### What the task asks
From the listing that follows, reproduce only the lines from the one holding "Generate a component" through the one holding "0, 250, 500];", both included, with no pictures.

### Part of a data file
* begin *
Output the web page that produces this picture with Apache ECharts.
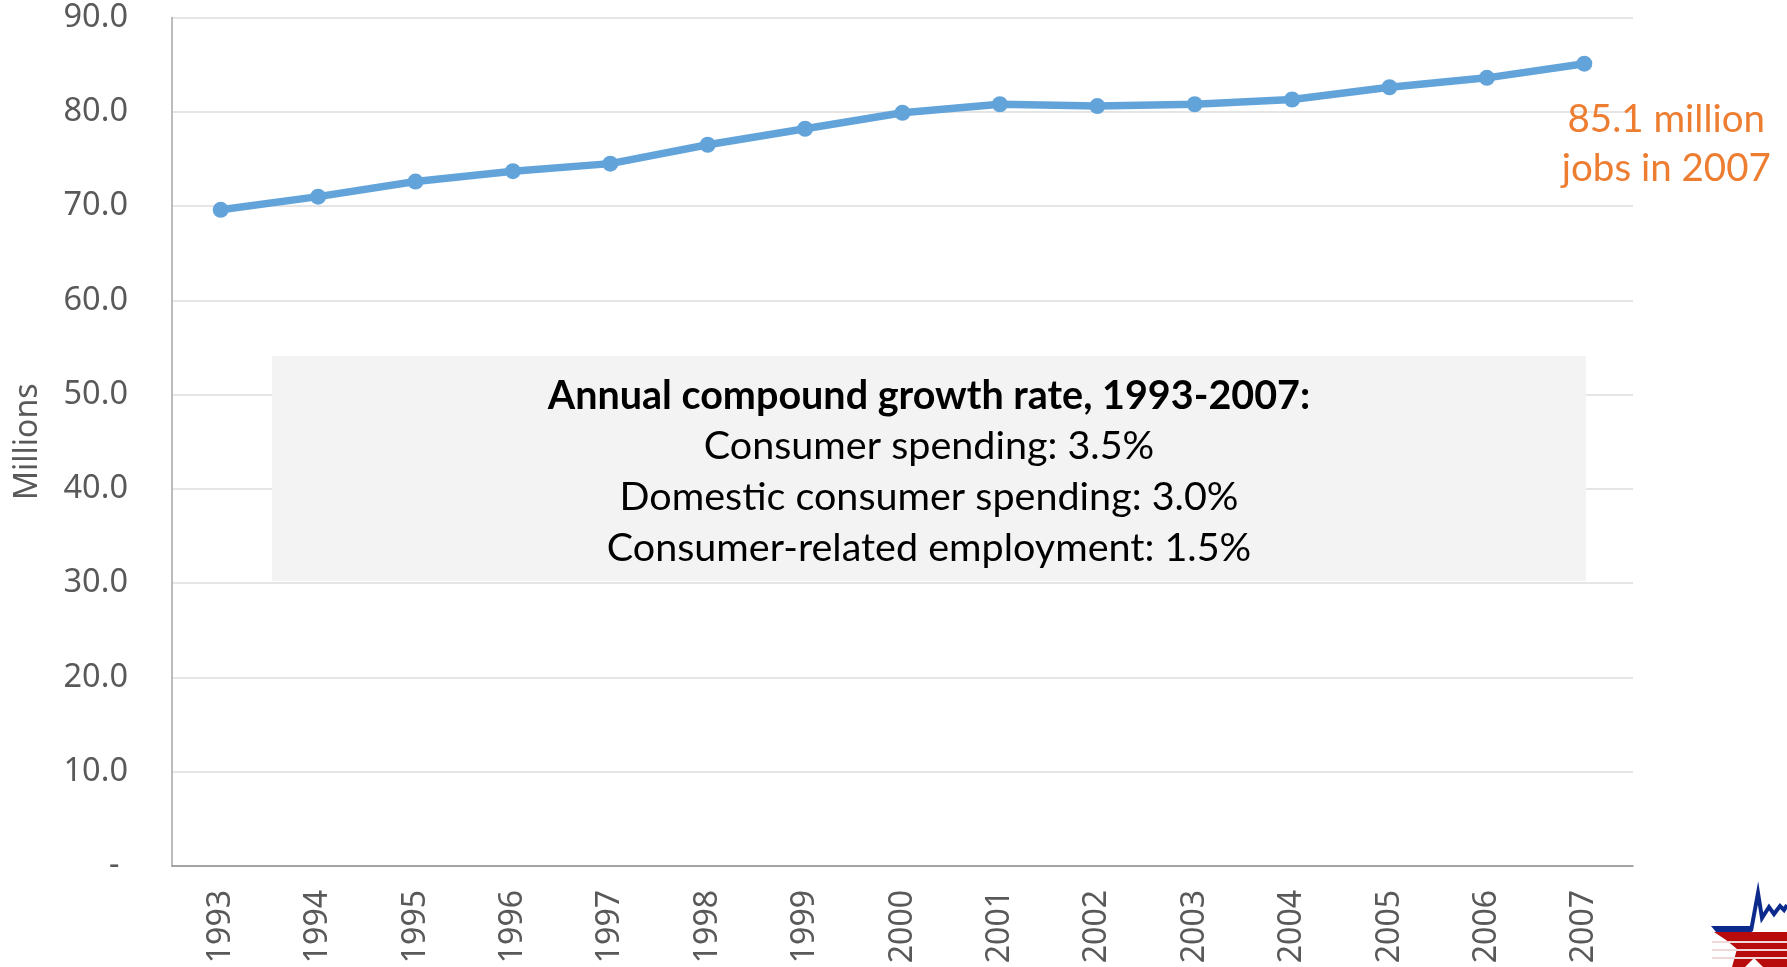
<!DOCTYPE html>
<html>
<head>
<meta charset="utf-8">
<title>Consumer-related employment, 1993-2007</title>
<script src="https://cdn.jsdelivr.net/npm/echarts@6/dist/echarts.min.js"></script>
<style>
  html, body { margin: 0; padding: 0; background: #ffffff; }
  #chart { width: 1787px; height: 967px; }
</style>
</head>
<body>
<div id="chart"></div>
<script>
// Consumer-related employment, millions of jobs
const years = ['1993','1994','1995','1996','1997','1998','1999','2000','2001','2002','2003','2004','2005','2006','2007'];
const jobsMillions = [69.6, 71.0, 72.6, 73.7, 74.5, 76.5, 78.2, 79.9, 80.8, 80.6, 80.8, 81.3, 82.6, 83.6, 85.1];

// Y axis range
const yMin = 0;
const yMax = 90;
const yStep = 10;

// Text block inside the plot
const growthTitle = 'Annual compound growth rate, 1993-2007:';
const growthLines = [
  'Consumer spending: 3.5%',
  'Domestic consumer spending: 3.0%',
  'Consumer-related employment: 1.5%'
];

const axisTextColor = '#595959';
const lineColor = '#62A4DA';
const calloutColor = '#ED7D31';
const uiFont = 'Noto Sans';
const boxFont = 'Lato';

const chart = echarts.init(document.getElementById('chart'), null, { renderer: 'canvas' });

const lastIdx = jobsMillions.length - 1;
const seriesData = jobsMillions.map((v, i) => {
  if (i !== lastIdx) return v;
  return {
    value: v,
    label: {
      show: true,
      position: 'inside',
      offset: [82, 80],
      align: 'center',
      verticalAlign: 'middle',
      fontFamily: boxFont,
      fontSize: 38.5,
      lineHeight: 49,
      color: calloutColor,
      formatter: (p) => p.value.toFixed(1) + ' million\njobs in ' + years[p.dataIndex]
    }
  };
});

// BLS-style star mark in the lower right corner
const stripeYs = [941, 949, 957];
const logo = [
  {
    type: 'polygon',
    shape: { points: [[1714,932],[1787,932],[1787,967],[1763,967],[1754,958],[1745,967],[1732,967],[1737,949],[1726,940]] },
    style: { fill: '#B80C0C' },
    z: 10
  },
  ...stripeYs.map(y => ({
    type: 'rect',
    shape: { x: 1712, y: y, width: 75, height: 2 },
    style: { fill: '#F0D8D8' },
    z: 11
  })),
  {
    type: 'polygon',
    shape: { points: [[1711,926],[1750,926],[1752,932],[1716,932]] },
    style: { fill: '#0C2A8C' },
    z: 12
  },
  {
    type: 'polyline',
    shape: { points: [[1751,931],[1758,893],[1762,918],[1769,907],[1774,914],[1780,906],[1784,910],[1787,905]] },
    style: { stroke: '#0C2A8C', lineWidth: 4, lineJoin: 'miter' },
    z: 12
  }
];

const boxLeft = 272, boxTop = 356, boxW = 1314, boxH = 225;
const boxCx = boxLeft + boxW / 2;

const option = {
  backgroundColor: '#ffffff',
  animation: false,
  grid: { left: 172, right: 154, top: 17.5, bottom: 101, containLabel: false },
  xAxis: {
    type: 'category',
    data: years,
    boundaryGap: true,
    axisLine: { show: true, lineStyle: { color: '#8E8E8E', width: 1.5 } },
    axisTick: { show: false },
    axisLabel: {
      rotate: 90,
      margin: 24,
      fontFamily: uiFont,
      fontSize: 32,
      color: axisTextColor
    },
    splitLine: { show: false }
  },
  yAxis: {
    type: 'value',
    min: yMin,
    max: yMax,
    interval: yStep,
    name: 'Millions',
    nameLocation: 'middle',
    nameRotate: 90,
    nameGap: 128,
    nameTextStyle: { fontFamily: uiFont, fontSize: 32, color: axisTextColor },
    axisLine: { show: true, lineStyle: { color: '#A6A6A6', width: 1.5 } },
    axisTick: { show: false },
    axisLabel: {
      margin: 44,
      fontFamily: uiFont,
      fontSize: 32.5,
      color: axisTextColor,
      formatter: (v) => v === 0 ? '- ' : v.toFixed(1)
    },
    splitLine: { show: true, lineStyle: { color: '#DCDCDC', width: 1.5 } }
  },
  series: [{
    type: 'line',
    data: seriesData,
    symbol: 'circle',
    symbolSize: 16,
    showAllSymbol: true,
    lineStyle: { color: lineColor, width: 7.5 },
    itemStyle: { color: lineColor },
    emphasis: { disabled: true },
    z: 5
  }],
  graphic: [
    {
      type: 'rect',
      shape: { x: boxLeft, y: boxTop, width: boxW, height: boxH },
      style: { fill: '#F3F3F3' },
      z: 3
    },
    {
      type: 'text',
      x: boxCx, y: 396,
      style: {
        text: growthTitle,
        fontFamily: boxFont, fontWeight: 'bold', fontSize: 39.5,
        fill: '#000000', align: 'center', verticalAlign: 'middle'
      },
      z: 4
    },
    ...growthLines.map((t, i) => ({
      type: 'text',
      x: boxCx, y: 446 + i * 51,
      style: {
        text: t,
        fontFamily: boxFont, fontSize: 39.5,
        fill: '#000000', align: 'center', verticalAlign: 'middle'
      },
      z: 4
    })),
    ...logo
  ]
};

chart.setOption(option);
</script>
</body>
</html>
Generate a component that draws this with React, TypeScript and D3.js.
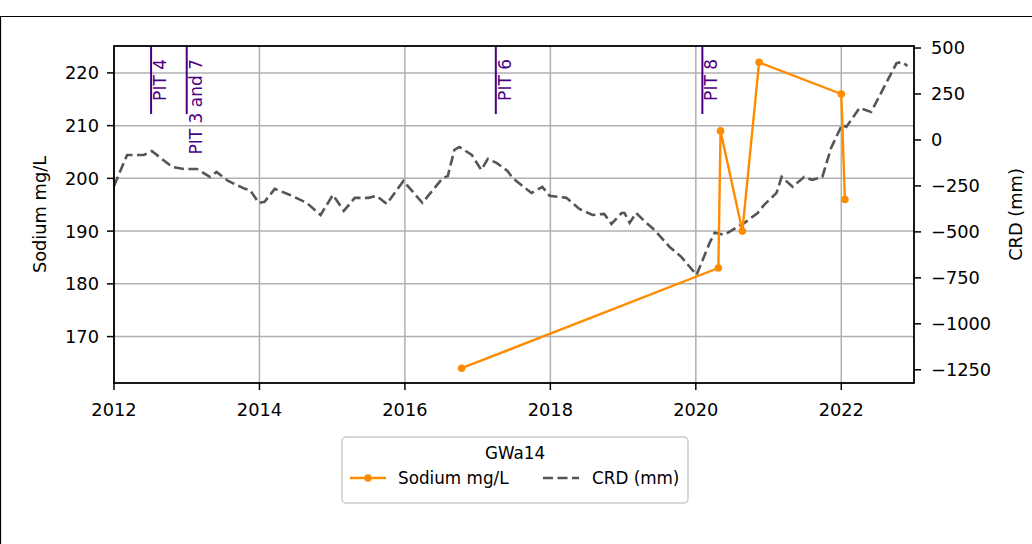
import React from 'react';
import * as d3 from 'd3';

// sodium samples (decimal year, mg/L)
const sodiumDates = [2016.78, 2020.31, 2020.34, 2020.64, 2020.87, 2022.0, 2022.05];
const sodiumValues = [164, 183, 209, 190, 222, 216, 196];

// cumulative rainfall departure (decimal year, mm)
const crdDates = [
    2012.0, 2012.18, 2012.41, 2012.52, 2012.8, 2012.96, 2013.14, 2013.32, 2013.41, 2013.57,
    2013.8, 2013.87, 2013.99, 2014.07, 2014.21, 2014.42, 2014.65, 2014.84, 2015.01, 2015.16,
    2015.31, 2015.5, 2015.61, 2015.75, 2015.98, 2016.24, 2016.52, 2016.59, 2016.68, 2016.75,
    2016.92, 2017.05, 2017.14, 2017.26, 2017.41, 2017.48, 2017.74, 2017.89, 2017.99, 2018.22,
    2018.4, 2018.58, 2018.74, 2018.84, 2018.98, 2019.02, 2019.09, 2019.18, 2019.29, 2019.43,
    2019.64, 2019.8, 2020.01, 2020.19, 2020.26, 2020.39, 2020.67, 2020.85, 2020.94, 2021.11,
    2021.18, 2021.33, 2021.49, 2021.6, 2021.74, 2021.86, 2022.01, 2022.07, 2022.25, 2022.41,
    2022.76, 2022.84, 2022.91
];
const crdValues = [
    -250, -82, -82, -60, -147, -158, -158, -201, -174, -223,
    -266, -272, -342, -337, -266, -299, -342, -408, -299, -386,
    -315, -315, -304, -348, -223, -342, -207, -196, -54, -38,
    -82, -163, -103, -125, -168, -207, -288, -255, -304, -315,
    -375, -408, -402, -457, -397, -397, -451, -397, -440, -489,
    -582, -636, -734, -560, -505, -516, -451, -397, -353, -288,
    -201, -255, -201, -217, -201, -43, 82, 71, 174, 152,
    418, 424, 402
];

const pitDates = [2012.51, 2013.0, 2017.25, 2020.09];
const pitLabels = ['PIT 4', 'PIT 3 and 7', 'PIT 6', 'PIT 8'];

const xTicks = [2012, 2014, 2016, 2018, 2020, 2022];
const leftTicks = [170, 180, 190, 200, 210, 220];
const rightTicks = [-1250, -1000, -750, -500, -250, 0, 250, 500];

const PLOT = { LEFT: 114, RIGHT: 914, TOP: 46, BOTTOM: 383 };
const FONT = 'DejaVu Sans, sans-serif';
const FS = 17.8;
const LEGEND_FS = 16.8;
const ORANGE = '#ff8c00';
const GREY = '#555555';
const PURPLE = '#4b0082';

export default function App() {
    const x = d3.scaleLinear().domain([2012, 2023]).range([PLOT.LEFT, PLOT.RIGHT]);
    const yLeft = d3.scaleLinear().domain([161.2, 225.1]).range([PLOT.BOTTOM, PLOT.TOP]);
    const yRight = d3.scaleLinear().domain([-1322, 511]).range([PLOT.BOTTOM, PLOT.TOP]);
    const fmt = d3.format('d');

    const sodiumLine = d3.line<number>().x((_, i) => x(sodiumDates[i])).y(d => yLeft(d));
    const crdLine = d3.line<number>().x((_, i) => x(crdDates[i])).y(d => yRight(d));

    return (
        <svg width={1032} height={544} style={{ position: 'absolute', left: 0, top: 0, background: '#fff' }}
            fontFamily={FONT} fontSize={FS}>
            {/* figure frame */}
            <path d="M0.5,544V16.5H1032" fill="none" stroke="#000" strokeWidth={1.2} />

            {/* grid */}
            {xTicks.map(t => (
                <line key={`gx-${t}`} x1={x(t)} x2={x(t)} y1={PLOT.TOP} y2={PLOT.BOTTOM} stroke="#b0b0b0" strokeWidth={1.5} />
            ))}
            {leftTicks.map(t => (
                <line key={`gy-${t}`} x1={PLOT.LEFT} x2={PLOT.RIGHT} y1={yLeft(t)} y2={yLeft(t)} stroke="#b0b0b0" strokeWidth={1.5} />
            ))}

            {/* PIT markers */}
            {pitDates.map((d, i) => (
                <g key={`pit-${i}`}>
                    <line x1={x(d)} x2={x(d)} y1={PLOT.TOP} y2={114} stroke={PURPLE} strokeWidth={2} />
                    <text transform={`translate(${x(d) + 15},59) rotate(-90)`} textAnchor="end" fill={PURPLE} fontSize={17}>{pitLabels[i]}</text>
                </g>
            ))}

            {/* CRD */}
            <path d={crdLine(crdValues) || ''} fill="none" stroke={GREY} strokeWidth={2.6} strokeDasharray="10,4.5" />

            {/* sodium */}
            <path d={sodiumLine(sodiumValues) || ''} fill="none" stroke={ORANGE} strokeWidth={2.4} />
            {sodiumValues.map((v, i) => (
                <circle key={`na-${i}`} cx={x(sodiumDates[i])} cy={yLeft(v)} r={3.8} fill={ORANGE} />
            ))}

            {/* spines */}
            <rect x={PLOT.LEFT} y={PLOT.TOP} width={PLOT.RIGHT - PLOT.LEFT} height={PLOT.BOTTOM - PLOT.TOP} fill="none" stroke="#000" strokeWidth={1.8} />

            {/* x axis */}
            {xTicks.map(t => (
                <g key={`xt-${t}`}>
                    <line x1={x(t)} x2={x(t)} y1={PLOT.BOTTOM} y2={PLOT.BOTTOM + 7} stroke="#000" strokeWidth={1.5} />
                    <text x={x(t)} y={416} textAnchor="middle">{fmt(t)}</text>
                </g>
            ))}

            {/* left axis */}
            {leftTicks.map(t => (
                <g key={`lt-${t}`}>
                    <line x1={PLOT.LEFT - 7} x2={PLOT.LEFT} y1={yLeft(t)} y2={yLeft(t)} stroke="#000" strokeWidth={1.5} />
                    <text x={99} y={yLeft(t)} dy="0.36em" textAnchor="end">{fmt(t)}</text>
                </g>
            ))}
            <text transform={`translate(46,${(PLOT.TOP + PLOT.BOTTOM) / 2}) rotate(-90)`} textAnchor="middle">Sodium mg/L</text>

            {/* right axis */}
            {rightTicks.map(t => (
                <g key={`rt-${t}`}>
                    <line x1={PLOT.RIGHT} x2={PLOT.RIGHT + 7} y1={yRight(t)} y2={yRight(t)} stroke="#000" strokeWidth={1.5} />
                    <text x={931} y={yRight(t)} dy="0.36em" textAnchor="start">{fmt(t)}</text>
                </g>
            ))}
            <text transform={`translate(1022,${(PLOT.TOP + PLOT.BOTTOM) / 2}) rotate(-90)`} textAnchor="middle">CRD (mm)</text>

            {/* legend */}
            <g>
                <rect x={342} y={437} width={346} height={66} rx={4} fill="#fff" fillOpacity={0.8} stroke="#cccccc" strokeWidth={1.5} />
                <text x={515} y={459} textAnchor="middle" fontSize={LEGEND_FS}>GWa14</text>
                <line x1={350} x2={386} y1={478} y2={478} stroke={ORANGE} strokeWidth={2.4} />
                <circle cx={368} cy={478} r={3.8} fill={ORANGE} />
                <text x={398} y={484} fontSize={LEGEND_FS}>Sodium mg/L</text>
                <line x1={543} x2={579} y1={478} y2={478} stroke={GREY} strokeWidth={2.6} strokeDasharray="10,4.5" />
                <text x={592} y={484} fontSize={LEGEND_FS}>CRD (mm)</text>
            </g>
        </svg>
    );
}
* end *
### Written reply
Generate a component that draws this with React, TypeScript and D3.js.
import React from 'react';
import * as d3 from 'd3';

// sodium samples (decimal year, mg/L)
const sodiumDates = [2016.78, 2020.31, 2020.34, 2020.64, 2020.87, 2022.0, 2022.05];
const sodiumValues = [164, 183, 209, 190, 222, 216, 196];

// cumulative rainfall departure (decimal year, mm)
const crdDates = [
    2012.0, 2012.18, 2012.41, 2012.52, 2012.8, 2012.96, 2013.14, 2013.32, 2013.41, 2013.57,
    2013.8, 2013.87, 2013.99, 2014.07, 2014.21, 2014.42, 2014.65, 2014.84, 2015.01, 2015.16,
    2015.31, 2015.5, 2015.61, 2015.75, 2015.98, 2016.24, 2016.52, 2016.59, 2016.68, 2016.75,
    2016.92, 2017.05, 2017.14, 2017.26, 2017.41, 2017.48, 2017.74, 2017.89, 2017.99, 2018.22,
    2018.4, 2018.58, 2018.74, 2018.84, 2018.98, 2019.02, 2019.09, 2019.18, 2019.29, 2019.43,
    2019.64, 2019.8, 2020.01, 2020.19, 2020.26, 2020.39, 2020.67, 2020.85, 2020.94, 2021.11,
    2021.18, 2021.33, 2021.49, 2021.6, 2021.74, 2021.86, 2022.01, 2022.07, 2022.25, 2022.41,
    2022.76, 2022.84, 2022.91
];
const crdValues = [
    -250, -82, -82, -60, -147, -158, -158, -201, -174, -223,
    -266, -272, -342, -337, -266, -299, -342, -408, -299, -386,
    -315, -315, -304, -348, -223, -342, -207, -196, -54, -38,
    -82, -163, -103, -125, -168, -207, -288, -255, -304, -315,
    -375, -408, -402, -457, -397, -397, -451, -397, -440, -489,
    -582, -636, -734, -560, -505, -516, -451, -397, -353, -288,
    -201, -255, -201, -217, -201, -43, 82, 71, 174, 152,
    418, 424, 402
];

const pitDates = [2012.51, 2013.0, 2017.25, 2020.09];
const pitLabels = ['PIT 4', 'PIT 3 and 7', 'PIT 6', 'PIT 8'];

const xTicks = [2012, 2014, 2016, 2018, 2020, 2022];
const leftTicks = [170, 180, 190, 200, 210, 220];
const rightTicks = [-1250, -1000, -750, -500, -250, 0, 250, 500];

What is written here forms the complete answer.